■ Collected material ■

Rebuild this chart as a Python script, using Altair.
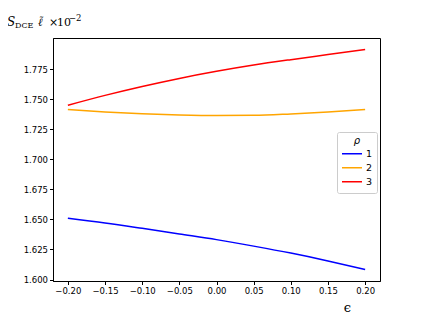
import altair as alt
import pandas as pd

eps = [-0.20, -0.15, -0.10, -0.05, 0.00, 0.05, 0.10, 0.15, 0.20]
rho1 = [1.6510, 1.6471, 1.6426, 1.6379, 1.6332, 1.6278, 1.6220, 1.6155, 1.6084]
rho2 = [1.7413, 1.7393, 1.7378, 1.7368, 1.7363, 1.7365, 1.7377, 1.7393, 1.7413]
rho3 = [1.7449, 1.7531, 1.7605, 1.7672, 1.7731, 1.7783, 1.7828, 1.7870, 1.7912]
series = ["1", "2", "3"]
colors = ["#0000ff", "#ffa500", "#ff0000"]
xticks = [-0.20, -0.15, -0.10, -0.05, 0.00, 0.05, 0.10, 0.15, 0.20]
yticks = [1.600, 1.625, 1.650, 1.675, 1.700, 1.725, 1.750, 1.775]

# pieces of the y-axis title: S_DCE ℓ̃ × 10^-2
title_text = ["S", "DCE", "ℓ", "˜", "×", "10", "−2"]
title_size = [12, 8, 11, 10, 11, 11, 8.5]
title_style = ["italic", "normal", "italic", "normal", "normal", "normal", "normal"]

rows = []
for name, vals in zip(series, [rho1, rho2, rho3]):
    for e, v in zip(eps, vals):
        rows.append({"eps": e, "S": v, "rho": name})
df = pd.DataFrame(rows)

lines = alt.Chart(df).mark_line(strokeWidth=1.5, interpolate="monotone").encode(
    x=alt.X("eps:Q",
            scale=alt.Scale(domain=[-0.22, 0.22], nice=False, zero=False),
            axis=alt.Axis(values=xticks, format=".2f", title="ϵ",
                          titleX=294, titleY=30, titleBaseline="alphabetic",
                          titleFont="DejaVu Serif",
                          titleFontSize=13, titleFontWeight="normal",
                          titleAnchor="middle", titleAlign="center")),
    y=alt.Y("S:Q",
            scale=alt.Scale(domain=[1.5988, 1.8008], nice=False, zero=False),
            axis=alt.Axis(values=yticks, format=".3f", title=None)),
    color=alt.Color("rho:N", scale=alt.Scale(domain=series, range=colors),
                    legend=alt.Legend(title="ρ", orient="none", legendX=284, legendY=94,
                                      symbolType="stroke", symbolSize=400,
                                      symbolStrokeWidth=1.5,
                                      titleFontStyle="italic", titleFontWeight="normal",
                                      titleFont="DejaVu Sans", titleFontSize=10,
                                      titleAnchor="middle", titlePadding=1,
                                      labelFont="DejaVu Sans", labelFontSize=9.5,
                                      labelOffset=3, clipHeight=13.5,
                                      strokeColor="#cccccc", cornerRadius=2,
                                      padding=4, rowPadding=0, fillColor="white")),
)

title_df = pd.DataFrame({"t": title_text,
                         "xp": [-46, -38, -15, -14, -4, 4, 16],
                         "yp": [-12, -10, -12, -14, -12, -12, -17],
                         "fs": title_size,
                         "st": title_style})
title_parts = []
for i in range(len(title_df)):
    sub = title_df.iloc[[i]]
    title_parts.append(
        alt.Chart(sub).mark_text(align="left", baseline="alphabetic", font="DejaVu Serif",
                                 fontSize=float(sub["fs"].iloc[0]),
                                 fontStyle=sub["st"].iloc[0], color="black").encode(
            text="t:N",
            x=alt.value(float(sub["xp"].iloc[0])),
            y=alt.value(float(sub["yp"].iloc[0])))
    )

chart = alt.layer(lines, *title_parts).properties(
    width=327, height=243,
    autosize=alt.AutoSizeParams(type="none"),
    padding={"left": 45, "top": 30, "right": 35, "bottom": 36},
).configure_view(stroke="black", strokeWidth=1).configure_axis(
    grid=False, domainColor="black", tickColor="black", labelColor="black",
    labelFont="DejaVu Sans", labelFontSize=8.5, tickSize=3.5, labelPadding=2,
    domainWidth=1,
)

chart.save("out.html", embed_options={"renderer": "svg", "actions": False})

■ Task directions ■
Make an exact copy of the lines from the top of the material through the line with "1.725, 1.750, 1.775]", pictures excluded.

■ Result for this task ■
Rebuild this chart as a Python script, using Altair.
import altair as alt
import pandas as pd

eps = [-0.20, -0.15, -0.10, -0.05, 0.00, 0.05, 0.10, 0.15, 0.20]
rho1 = [1.6510, 1.6471, 1.6426, 1.6379, 1.6332, 1.6278, 1.6220, 1.6155, 1.6084]
rho2 = [1.7413, 1.7393, 1.7378, 1.7368, 1.7363, 1.7365, 1.7377, 1.7393, 1.7413]
rho3 = [1.7449, 1.7531, 1.7605, 1.7672, 1.7731, 1.7783, 1.7828, 1.7870, 1.7912]
series = ["1", "2", "3"]
colors = ["#0000ff", "#ffa500", "#ff0000"]
xticks = [-0.20, -0.15, -0.10, -0.05, 0.00, 0.05, 0.10, 0.15, 0.20]
yticks = [1.600, 1.625, 1.650, 1.675, 1.700, 1.725, 1.750, 1.775]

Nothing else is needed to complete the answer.